The East Suffolk Militia was one of two regiments of militia raised in Suffolk. Formed in 1759 it was converted in 1853 to an Artillery Militia unit, which was eventually disbanded in 1909.

History
The Militia Act of 1757 established militia regiments for each county and required each parish to provide a number of able-bodied men, aged between 18 and 50 (reduced to 45 in 1762) for military training. Militia regiments served in Britain or Ireland but not overseas. Men had to serve for three years (for five years after 1786). As well as the East Suffolk Militia, the county also raised the West Suffolk Militia. In 1831 the East Suffolk Militia became the East Suffolk Light Infantry Militia.

In May 1853 the Militia was reorganised with the East Suffolk being converted into an Artillery unit.
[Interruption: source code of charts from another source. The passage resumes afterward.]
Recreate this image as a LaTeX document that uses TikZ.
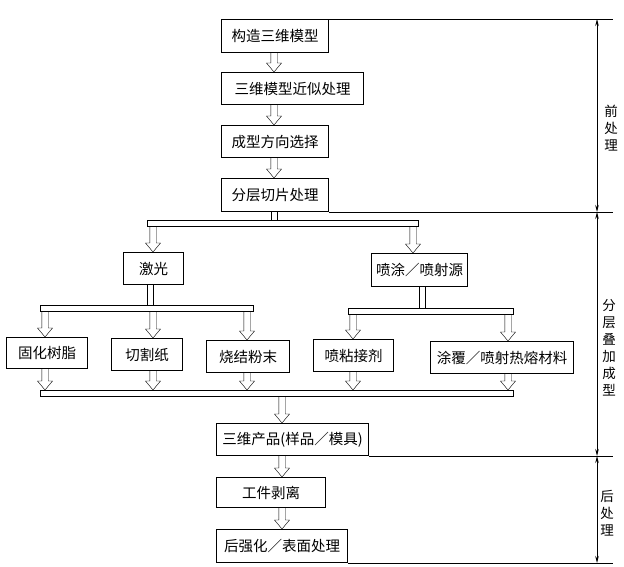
\documentclass[tikz,border=0pt]{standalone}
\usepackage{fontspec}
\newfontfamily\cjk{Noto Sans CJK SC}
\usetikzlibrary{calc,arrows.meta}
\begin{document}
\begin{tikzpicture}[x=1pt,y=-1pt,
  box/.style={draw,line width=1pt,inner sep=0pt,anchor=north west,font=\cjk\fontsize{14.5}{16}\selectfont},
  bar/.style={draw,line width=0.9pt,inner sep=0pt,anchor=north west,minimum height=6pt},
  hollow/.style={line width=0.8pt,to path={let \p1=(\tikztostart),\p2=(\tikztotarget) in
     (\x1-3.2pt,\y1) -- (\x1-3.2pt,\y2+9pt) -- (\x1-7.5pt,\y2+9pt) -- (\x1,\y2)
     -- (\x1+7.5pt,\y2+9pt) -- (\x1+3.2pt,\y2+9pt) -- (\x1+3.2pt,\y1)}},
  stem/.style={line width=0.8pt,to path={let \p1=(\tikztostart),\p2=(\tikztotarget) in
     (\x1-3.2pt,\y1) -- (\x1-3.2pt,\y2) (\x1+3.2pt,\y1) -- (\x1+3.2pt,\y2)}},
  dim/.style={line width=0.7pt,{Stealth[length=7pt,width=3.5pt]}-{Stealth[length=7pt,width=3.5pt]}},
  ext/.style={line width=0.8pt},
  vlab/.style={font=\cjk\fontsize{13.5}{17}\selectfont,align=center,inner sep=0pt}
]
\useasboundingbox (0,0) rectangle (624,567);

% x positions of connectors
\coordinate (cA) at (274,0);
\coordinate (cB) at (153,0);
\coordinate (cC) at (413,0);
\coordinate (cD) at (150,0);
\coordinate (cE) at (422,0);
\coordinate (c1) at (45,0);
\coordinate (c2) at (153,0);
\coordinate (c3) at (247,0);
\coordinate (c4) at (353,0);
\coordinate (c5) at (508,0);
\coordinate (cF) at (282,0);
\coordinate (ex) at (613,0);
\coordinate (dx) at (597,0);

% pre-processing
\node[box,minimum width=107pt,minimum height=33pt] (m1) at (221,19) {构造三维模型};
\node[box,minimum width=142pt,minimum height=32pt] (m2) at (221,72) {三维模型近似处理};
\node[box,minimum width=107pt,minimum height=32pt] (m3) at (221,125) {成型方向选择};
\node[box,minimum width=107pt,minimum height=33pt] (m4) at (221,178) {分层切片处理};

\draw (m1.south -| cA) to[hollow] (m2.north -| cA);
\draw (m2.south -| cA) to[hollow] (m3.north -| cA);
\draw (m3.south -| cA) to[hollow] (m4.north -| cA);

% layer build-up
\node[bar,minimum width=271pt] (b1) at (147,220) {};
\draw (m4.south -| cA) to[stem] (b1.north -| cA);

\node[box,minimum width=60pt,minimum height=32pt] (jg) at (123,252) {激光};
\node[box,minimum width=96pt,minimum height=33pt] (pt) at (371,253) {喷涂／喷射源};
\draw (b1.south -| cB) to[hollow] (jg.north -| cB);
\draw (b1.south -| cC) to[hollow] (pt.north -| cC);

\node[bar,minimum width=213pt] (b2) at (40,305) {};
\node[bar,minimum width=165pt,minimum height=5.5pt] (b3) at (348,308) {};
\draw (jg.south -| cD) to[stem] (b2.north -| cD);
\draw (pt.south -| cE) to[stem] (b3.north -| cE);

\node[box,minimum width=81pt,minimum height=31pt] (r1) at (6,337) {固化树脂};
\node[box,minimum width=71pt,minimum height=32pt] (r2) at (111,338) {切割纸};
\node[box,minimum width=83pt,minimum height=32pt] (r3) at (206,340) {烧结粉末};
\node[box,minimum width=80pt,minimum height=32pt] (r4) at (313,339) {喷粘接剂};
\node[box,minimum width=143pt,minimum height=32pt] (r5) at (430,341) {涂覆／喷射热熔材料};

\draw (b2.south -| c1) to[hollow] (r1.north -| c1);
\draw (b2.south -| c2) to[hollow] (r2.north -| c2);
\draw (b2.south -| c3) to[hollow] (r3.north -| c3);
\draw (b3.south -| c4) to[hollow] (r4.north -| c4);
\draw (b3.south -| c5) to[hollow] (r5.north -| c5);

\node[bar,minimum width=473pt] (b4) at (40,390) {};
\draw (r1.south -| c1) to[hollow] (b4.north -| c1);
\draw (r2.south -| c2) to[hollow] (b4.north -| c2);
\draw (r3.south -| c3) to[hollow] (b4.north -| c3);
\draw (r4.south -| c4) to[hollow] (b4.north -| c4);
\draw (r5.south -| c5) to[hollow] (b4.north -| c5);

% post-processing
\node[box,minimum width=152pt,minimum height=32pt] (p1) at (216,423) {三维产品(样品／模具)};
\node[box,minimum width=109pt,minimum height=30pt] (p2) at (216,477) {工件剥离};
\node[box,minimum width=131pt,minimum height=33pt] (p3) at (216,529) {后强化／表面处理};
\draw (b4.south -| cF) to[hollow] (p1.north -| cF);
\draw (p1.south -| cF) to[hollow] (p2.north -| cF);
\draw (p2.south -| cF) to[hollow] (p3.north -| cF);

% extension lines
\draw[ext] (m1.north east) -- (m1.north east -| ex);
\draw[ext] (m4.south east) -- (m4.south east -| ex);
\draw[ext] (p1.south east) -- (p1.south east -| ex);
\draw[ext] (p3.south east) -- (p3.south east -| ex);

% dimension lines
\draw[dim] (m1.north -| dx) -- (m4.south -| dx);
\draw[dim] (m4.south -| dx) -- (p1.south -| dx);
\draw[dim] (p1.south -| dx) -- (p3.south -| dx);

\node[vlab] (l1) at (611,128) {前\\处\\理};
\node[vlab] (l2) at (609,348) {分\\层\\叠\\加\\成\\型};
\node[vlab] (l3) at (607,513) {后\\处\\理};
\end{tikzpicture}
\end{document}
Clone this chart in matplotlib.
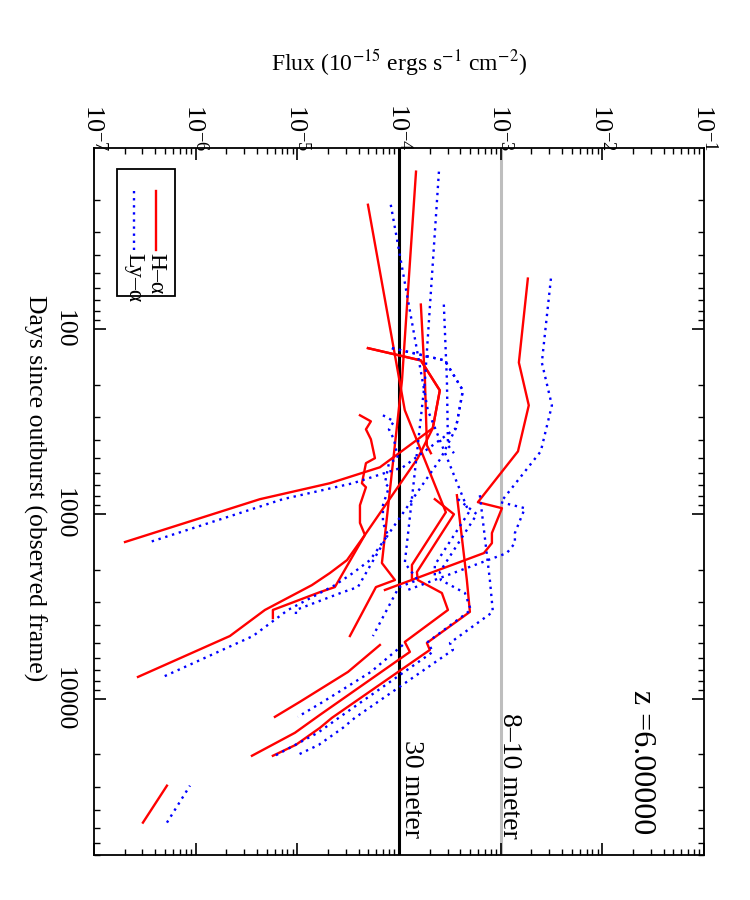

The Corps of Artillery was designated The Suffolk Artillery Militia and had its headquarters at Ipswich. The unit had a purpose built artillery barracks in Ipswich which were completed in 1855. The first commanding officer was Colonel Robert A Shafto Adair MP, who later became Robert Adair, 1st Baron Waveney. It became the 3rd Brigade, Eastern Division, Royal Artillery, in 1882 and then the Suffolk Artillery (Eastern Division), RA in 1889.

The unit was embodied during the Crimean War (1855-6), the Indian Mutiny (1859-1860) and during the South African War (1900) but never served overseas. By 1893 the War Office Mobilisation Scheme had allocated the Suffolk Militia Artillery Volunteers to the Harwich fixed defences. The unit was redesignated as The Suffolk Royal Garrison Artillery (Militia) in 1902. It was transferred to the Special Reserve Royal Field Artillery in 1908 on the formation of the Territorial Force and disbanded the following year.

References

Bibliography

 Litchfield, Norman E H, 1987.  The Militia Artillery 1852-1909, The Sherwood Press, Nottingham. 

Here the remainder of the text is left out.